▸ **WHAT IS EXPECTED**: Copy the data exactly from the line that contains "The picture is" through the line that contains "from matplotlib.transforms import", keeping both end lines and leaving out everything else.

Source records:
========================================================================

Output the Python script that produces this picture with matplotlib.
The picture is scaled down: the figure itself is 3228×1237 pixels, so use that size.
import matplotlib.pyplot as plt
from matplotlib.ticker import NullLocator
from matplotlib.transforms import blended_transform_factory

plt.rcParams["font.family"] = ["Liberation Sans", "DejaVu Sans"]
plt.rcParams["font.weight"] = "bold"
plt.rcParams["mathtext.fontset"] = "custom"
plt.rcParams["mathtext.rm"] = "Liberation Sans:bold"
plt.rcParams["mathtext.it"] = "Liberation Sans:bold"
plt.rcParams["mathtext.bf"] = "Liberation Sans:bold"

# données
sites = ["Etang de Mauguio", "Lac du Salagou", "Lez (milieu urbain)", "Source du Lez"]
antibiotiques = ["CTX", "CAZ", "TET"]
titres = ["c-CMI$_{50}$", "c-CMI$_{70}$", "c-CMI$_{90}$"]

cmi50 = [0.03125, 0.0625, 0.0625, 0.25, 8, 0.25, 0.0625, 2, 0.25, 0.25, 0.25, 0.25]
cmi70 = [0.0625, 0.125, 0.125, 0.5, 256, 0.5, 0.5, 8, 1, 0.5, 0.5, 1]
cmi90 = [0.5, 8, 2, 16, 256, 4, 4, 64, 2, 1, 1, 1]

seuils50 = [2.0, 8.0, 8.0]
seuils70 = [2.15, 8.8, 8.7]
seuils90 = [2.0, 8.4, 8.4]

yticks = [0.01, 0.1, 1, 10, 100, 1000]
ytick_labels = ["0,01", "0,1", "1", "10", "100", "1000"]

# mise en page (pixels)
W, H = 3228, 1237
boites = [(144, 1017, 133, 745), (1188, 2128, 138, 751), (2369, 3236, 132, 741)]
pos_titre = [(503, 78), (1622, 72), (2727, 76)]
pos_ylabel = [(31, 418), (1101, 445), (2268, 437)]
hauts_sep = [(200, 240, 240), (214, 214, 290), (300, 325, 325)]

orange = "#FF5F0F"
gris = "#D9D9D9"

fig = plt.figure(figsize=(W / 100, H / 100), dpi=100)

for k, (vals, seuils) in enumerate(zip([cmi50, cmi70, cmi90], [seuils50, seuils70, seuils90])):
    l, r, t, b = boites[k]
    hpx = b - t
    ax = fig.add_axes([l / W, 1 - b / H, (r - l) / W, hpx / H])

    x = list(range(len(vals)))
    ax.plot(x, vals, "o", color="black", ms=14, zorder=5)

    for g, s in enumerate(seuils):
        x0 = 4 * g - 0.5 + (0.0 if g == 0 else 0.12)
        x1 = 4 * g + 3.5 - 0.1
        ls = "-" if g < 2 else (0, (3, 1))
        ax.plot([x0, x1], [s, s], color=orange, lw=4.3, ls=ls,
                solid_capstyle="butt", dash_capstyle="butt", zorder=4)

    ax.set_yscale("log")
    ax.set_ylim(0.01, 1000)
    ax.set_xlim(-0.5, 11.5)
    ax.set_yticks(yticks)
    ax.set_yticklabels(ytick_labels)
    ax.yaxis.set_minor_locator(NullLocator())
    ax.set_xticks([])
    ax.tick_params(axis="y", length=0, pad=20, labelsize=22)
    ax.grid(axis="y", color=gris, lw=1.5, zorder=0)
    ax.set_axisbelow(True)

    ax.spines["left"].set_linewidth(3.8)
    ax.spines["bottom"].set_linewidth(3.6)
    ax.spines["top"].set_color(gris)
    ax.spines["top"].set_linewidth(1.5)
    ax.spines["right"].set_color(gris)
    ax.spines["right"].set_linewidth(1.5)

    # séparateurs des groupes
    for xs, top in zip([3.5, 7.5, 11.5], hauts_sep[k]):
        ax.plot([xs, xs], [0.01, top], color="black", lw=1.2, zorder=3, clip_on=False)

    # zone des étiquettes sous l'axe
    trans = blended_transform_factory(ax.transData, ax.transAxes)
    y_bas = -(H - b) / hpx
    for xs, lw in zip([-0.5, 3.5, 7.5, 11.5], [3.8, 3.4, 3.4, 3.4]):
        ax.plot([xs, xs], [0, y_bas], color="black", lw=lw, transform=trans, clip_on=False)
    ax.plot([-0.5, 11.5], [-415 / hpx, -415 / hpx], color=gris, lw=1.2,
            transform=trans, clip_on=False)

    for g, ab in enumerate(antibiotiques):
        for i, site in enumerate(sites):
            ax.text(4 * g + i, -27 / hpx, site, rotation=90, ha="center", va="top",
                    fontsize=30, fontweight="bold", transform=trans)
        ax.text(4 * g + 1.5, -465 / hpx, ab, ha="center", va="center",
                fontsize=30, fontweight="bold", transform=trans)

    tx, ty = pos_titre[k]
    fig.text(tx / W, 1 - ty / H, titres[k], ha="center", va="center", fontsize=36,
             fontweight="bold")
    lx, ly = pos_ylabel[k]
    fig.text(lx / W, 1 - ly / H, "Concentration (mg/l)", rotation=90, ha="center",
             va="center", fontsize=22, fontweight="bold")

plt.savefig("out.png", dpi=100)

========================================================================

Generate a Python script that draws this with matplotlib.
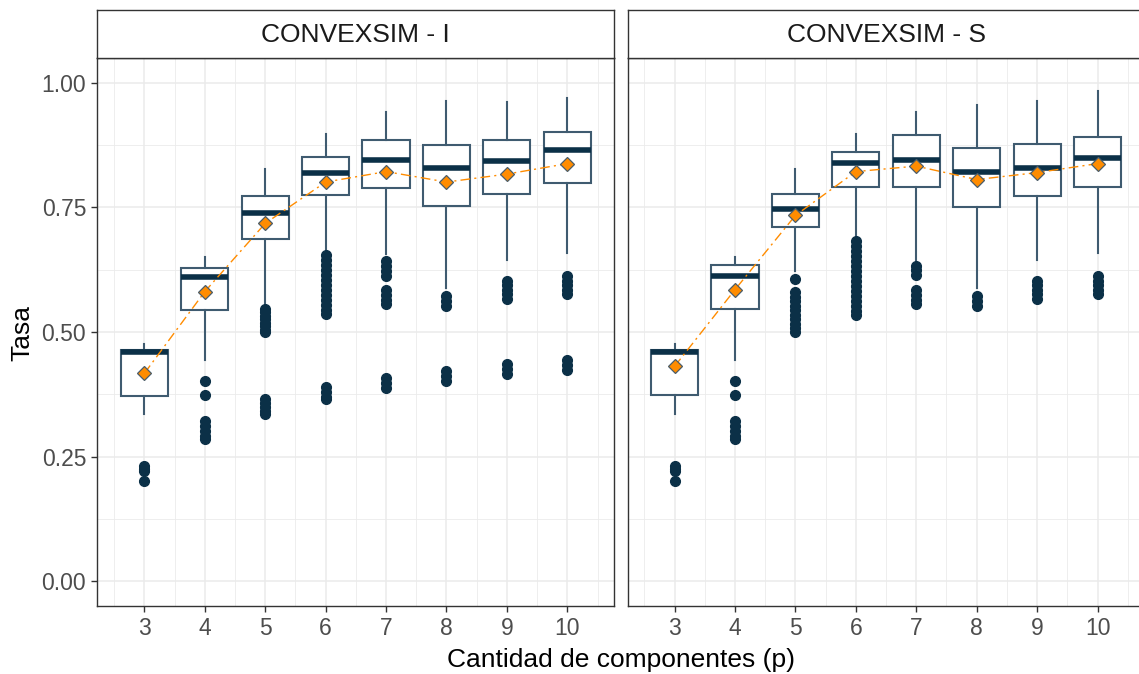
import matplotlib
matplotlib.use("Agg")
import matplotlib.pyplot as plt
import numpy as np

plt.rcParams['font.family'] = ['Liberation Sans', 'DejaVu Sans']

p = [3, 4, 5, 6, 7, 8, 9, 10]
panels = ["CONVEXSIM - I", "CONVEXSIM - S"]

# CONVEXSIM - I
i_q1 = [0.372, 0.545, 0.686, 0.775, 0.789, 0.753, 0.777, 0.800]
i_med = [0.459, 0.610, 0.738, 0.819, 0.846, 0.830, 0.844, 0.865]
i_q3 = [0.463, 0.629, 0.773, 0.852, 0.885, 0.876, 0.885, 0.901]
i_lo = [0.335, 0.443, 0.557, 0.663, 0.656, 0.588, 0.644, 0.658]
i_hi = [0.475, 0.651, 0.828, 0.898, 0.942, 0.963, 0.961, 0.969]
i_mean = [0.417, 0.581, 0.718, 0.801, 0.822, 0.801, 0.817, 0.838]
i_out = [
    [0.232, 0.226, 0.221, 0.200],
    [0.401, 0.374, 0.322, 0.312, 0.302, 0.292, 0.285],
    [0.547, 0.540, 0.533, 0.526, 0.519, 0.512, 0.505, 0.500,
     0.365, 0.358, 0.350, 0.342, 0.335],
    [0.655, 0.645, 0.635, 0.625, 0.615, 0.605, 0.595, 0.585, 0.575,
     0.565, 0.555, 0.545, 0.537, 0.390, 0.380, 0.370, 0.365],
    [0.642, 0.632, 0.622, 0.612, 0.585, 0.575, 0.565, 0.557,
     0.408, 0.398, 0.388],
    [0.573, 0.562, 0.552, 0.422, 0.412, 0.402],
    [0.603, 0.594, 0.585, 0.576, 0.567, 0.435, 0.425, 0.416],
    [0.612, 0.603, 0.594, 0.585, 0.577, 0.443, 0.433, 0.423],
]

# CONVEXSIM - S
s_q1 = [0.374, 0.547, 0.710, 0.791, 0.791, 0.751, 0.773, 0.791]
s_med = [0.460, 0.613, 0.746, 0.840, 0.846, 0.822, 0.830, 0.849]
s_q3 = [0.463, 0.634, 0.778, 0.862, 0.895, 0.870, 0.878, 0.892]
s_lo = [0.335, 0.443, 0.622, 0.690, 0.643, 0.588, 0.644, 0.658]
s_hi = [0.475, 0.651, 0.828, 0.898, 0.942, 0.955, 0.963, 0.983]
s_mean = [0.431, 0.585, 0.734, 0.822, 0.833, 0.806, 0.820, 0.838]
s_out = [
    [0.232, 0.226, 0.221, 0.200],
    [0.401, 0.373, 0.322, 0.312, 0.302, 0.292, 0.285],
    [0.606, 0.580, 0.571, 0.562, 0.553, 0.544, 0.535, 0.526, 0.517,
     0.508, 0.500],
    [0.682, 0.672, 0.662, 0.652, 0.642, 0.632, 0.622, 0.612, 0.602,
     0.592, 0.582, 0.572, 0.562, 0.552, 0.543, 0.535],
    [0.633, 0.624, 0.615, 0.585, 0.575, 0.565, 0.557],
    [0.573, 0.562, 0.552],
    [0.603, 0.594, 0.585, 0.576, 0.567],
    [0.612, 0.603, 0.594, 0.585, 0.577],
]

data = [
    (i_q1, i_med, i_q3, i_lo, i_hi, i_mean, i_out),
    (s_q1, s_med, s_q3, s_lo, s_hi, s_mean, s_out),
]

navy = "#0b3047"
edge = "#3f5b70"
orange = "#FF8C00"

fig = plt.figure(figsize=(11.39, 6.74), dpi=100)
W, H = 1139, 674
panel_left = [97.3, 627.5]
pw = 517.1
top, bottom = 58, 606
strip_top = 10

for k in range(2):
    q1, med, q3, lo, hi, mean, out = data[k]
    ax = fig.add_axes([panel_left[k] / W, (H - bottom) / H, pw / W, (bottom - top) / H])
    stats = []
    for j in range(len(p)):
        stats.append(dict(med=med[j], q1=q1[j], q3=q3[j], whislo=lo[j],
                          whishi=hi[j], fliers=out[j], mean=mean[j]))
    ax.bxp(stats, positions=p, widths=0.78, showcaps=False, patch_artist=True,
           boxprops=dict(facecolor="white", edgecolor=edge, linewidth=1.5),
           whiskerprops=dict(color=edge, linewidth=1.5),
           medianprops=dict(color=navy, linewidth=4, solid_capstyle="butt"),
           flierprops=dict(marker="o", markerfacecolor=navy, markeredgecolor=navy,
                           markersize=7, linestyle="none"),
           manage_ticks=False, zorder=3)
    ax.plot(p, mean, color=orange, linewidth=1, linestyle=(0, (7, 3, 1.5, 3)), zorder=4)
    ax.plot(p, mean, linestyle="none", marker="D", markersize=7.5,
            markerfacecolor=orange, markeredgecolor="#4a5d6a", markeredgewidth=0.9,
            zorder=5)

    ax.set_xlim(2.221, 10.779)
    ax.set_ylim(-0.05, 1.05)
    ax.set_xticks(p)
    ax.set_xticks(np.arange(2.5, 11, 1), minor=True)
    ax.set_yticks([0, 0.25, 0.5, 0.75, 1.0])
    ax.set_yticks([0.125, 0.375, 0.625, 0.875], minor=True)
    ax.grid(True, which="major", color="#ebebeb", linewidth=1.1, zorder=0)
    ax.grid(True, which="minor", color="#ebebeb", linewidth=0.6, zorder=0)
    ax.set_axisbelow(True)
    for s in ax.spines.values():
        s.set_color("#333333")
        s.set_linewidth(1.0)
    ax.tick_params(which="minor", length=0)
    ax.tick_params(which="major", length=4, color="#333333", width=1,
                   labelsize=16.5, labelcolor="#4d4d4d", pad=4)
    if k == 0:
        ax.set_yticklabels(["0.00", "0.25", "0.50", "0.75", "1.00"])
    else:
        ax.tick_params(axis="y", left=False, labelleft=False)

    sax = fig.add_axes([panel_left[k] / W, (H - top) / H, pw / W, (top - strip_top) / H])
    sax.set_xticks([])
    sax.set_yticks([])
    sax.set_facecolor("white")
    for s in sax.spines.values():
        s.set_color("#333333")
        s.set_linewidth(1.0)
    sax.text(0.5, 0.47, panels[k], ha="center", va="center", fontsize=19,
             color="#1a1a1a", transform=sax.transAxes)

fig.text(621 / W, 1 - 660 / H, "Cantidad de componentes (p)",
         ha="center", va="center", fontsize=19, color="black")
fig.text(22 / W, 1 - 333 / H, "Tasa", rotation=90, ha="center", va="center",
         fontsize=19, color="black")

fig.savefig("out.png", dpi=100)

========================================================================

▸ **RESPONSE**:
The picture is scaled down: the figure itself is 3228×1237 pixels, so use that size.
import matplotlib.pyplot as plt
from matplotlib.ticker import NullLocator
from matplotlib.transforms import blended_transform_factory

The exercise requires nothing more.